## Direction
Determine the number of lines containing the word "this". Reply with it and nothing else.

== Recorded information ==

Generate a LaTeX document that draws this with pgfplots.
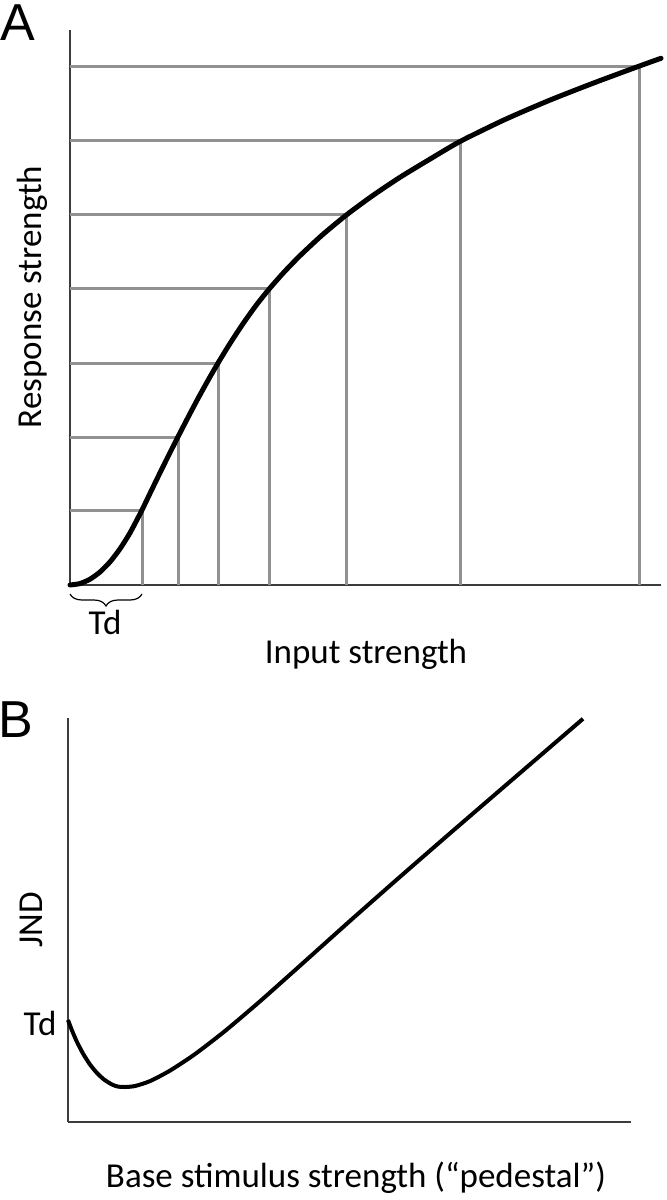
\documentclass[border=0pt]{standalone}
\usepackage{fontspec}
\setmainfont{Carlito}
\newfontfamily\labfont{Liberation Sans}
\usepackage{pgfplots}
\pgfplotsset{compat=1.18}
\usetikzlibrary{decorations.pathreplacing}
\definecolor{linegray}{RGB}{145,145,145}
\definecolor{axgray}{RGB}{60,60,60}
\begin{document}
\begin{tikzpicture}
\useasboundingbox (0,0) rectangle (333pt,-600pt);
% ---------- Panel A ----------
\begin{axis}[
  at={(35pt,-292.5pt)}, anchor=south west,
  scale only axis, width=295.5pt, height=277.5pt,
  xmin=70, xmax=661, ymin=0, ymax=555,
  axis x line=bottom, axis y line=left,
  axis line style={-, draw=axgray, line width=0.9pt},
  xtick=\empty, ytick=\empty, clip=false]
  % horizontal guide lines
  \addplot[linegray, line width=1.5pt] coordinates {(70,75) (142,75)};
  \addplot[linegray, line width=1.5pt] coordinates {(70,148) (178,148)};
  \addplot[linegray, line width=1.5pt] coordinates {(70,222) (218,222)};
  \addplot[linegray, line width=1.5pt] coordinates {(70,296) (269,296)};
  \addplot[linegray, line width=1.5pt] coordinates {(70,370) (346,370)};
  \addplot[linegray, line width=1.5pt] coordinates {(70,444) (460,444)};
  \addplot[linegray, line width=1.5pt] coordinates {(70,518) (639,518)};
  % vertical guide lines
  \addplot[linegray, line width=1.5pt] coordinates {(142,0) (142,75)};
  \addplot[linegray, line width=1.5pt] coordinates {(178,0) (178,148)};
  \addplot[linegray, line width=1.5pt] coordinates {(218,0) (218,222)};
  \addplot[linegray, line width=1.5pt] coordinates {(269,0) (269,296)};
  \addplot[linegray, line width=1.5pt] coordinates {(346,0) (346,370)};
  \addplot[linegray, line width=1.5pt] coordinates {(460,0) (460,444)};
  \addplot[linegray, line width=1.5pt] coordinates {(639,0) (639,518)};
  % response curve
  \addplot[black, line width=2.5pt, smooth, tension=0.4, line cap=round] coordinates {
    (70,0) (80,1.45) (90,5.8) (100,13.0) (110,23.1) (120,36.2) (130,52.1) (142,75)
    (151,93.7) (160,112.2) (169,130.4) (178,148.2) (188,167.6) (198,186.5)
    (208,204.6) (218,221.9) (230,241.5) (243,261.3) (256,279.5) (269,295.8)
    (284,312.8) (300,329.3) (322,349.8) (346,369.7) (372,388.9) (400,407.7)
    (430,425.9) (460,443.5) (505,465.5) (550,484.9) (595,502.5) (639,518.8)
    (661,526.7)};
\end{axis}
\draw[black, line width=0.6pt, decorate, decoration={brace, mirror, amplitude=6pt}]
  (35pt,-297pt) -- (71pt,-297pt);
\node[font=\labfont\fontsize{26}{30}\selectfont] at (9pt,-11.5pt) {A};
\node[font=\fontsize{17.5}{20}\selectfont, rotate=90] at (16pt,-148.5pt) {Response strength};
\node[font=\fontsize{17.5}{20}\selectfont] at (52.5pt,-311pt) {Td};
\node[font=\fontsize{17.5}{20}\selectfont] at (183pt,-327pt) {Input strength};
% ---------- Panel B ----------
\begin{axis}[
  at={(34pt,-561pt)}, anchor=south west,
  scale only axis, width=281.5pt, height=202pt,
  xmin=68, xmax=631, ymin=0, ymax=404,
  axis x line=bottom, axis y line=left,
  axis line style={-, draw=axgray, line width=0.9pt},
  xtick=\empty, ytick=\empty, clip=false]
  \addplot[black, line width=2pt, smooth, tension=0.4] coordinates {
    (68,102) (72,91.5) (77,80) (83,68.5) (90,57.5) (97,49) (104,42.5)
    (112,37.5) (118,35.4) (125,35) (135,36) (150,40.9) (170,51.4)
    (195,67.9) (225,91) (260,120.7) (300,156.3) (350,201.1) (400,245.2)
    (450,288.7) (500,331.8) (583,403.2)};
\end{axis}
\node[font=\labfont\fontsize{26}{30}\selectfont] at (8pt,-360pt) {B};
\node[font=\fontsize{17.5}{20}\selectfont, rotate=90] at (15.5pt,-460pt) {JND};
\node[font=\fontsize{17.5}{20}\selectfont] at (20pt,-511.5pt) {Td};
\node[font=\fontsize{17.5}{20}\selectfont] at (178pt,-589pt) {Base stimulus strength (“pedestal”)};
\end{tikzpicture}
\end{document}
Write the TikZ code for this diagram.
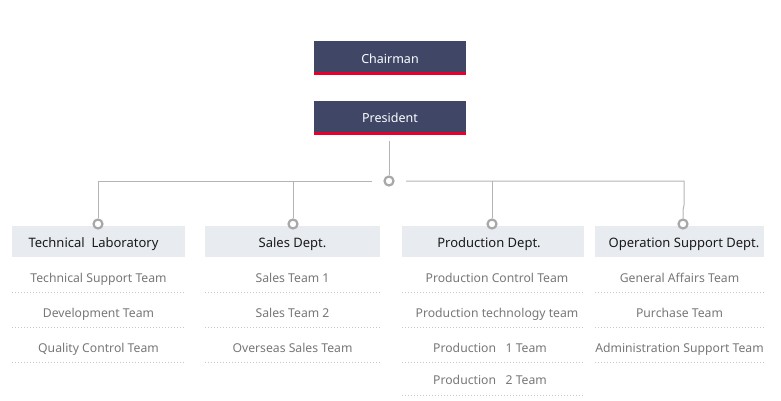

===

## Written answer
2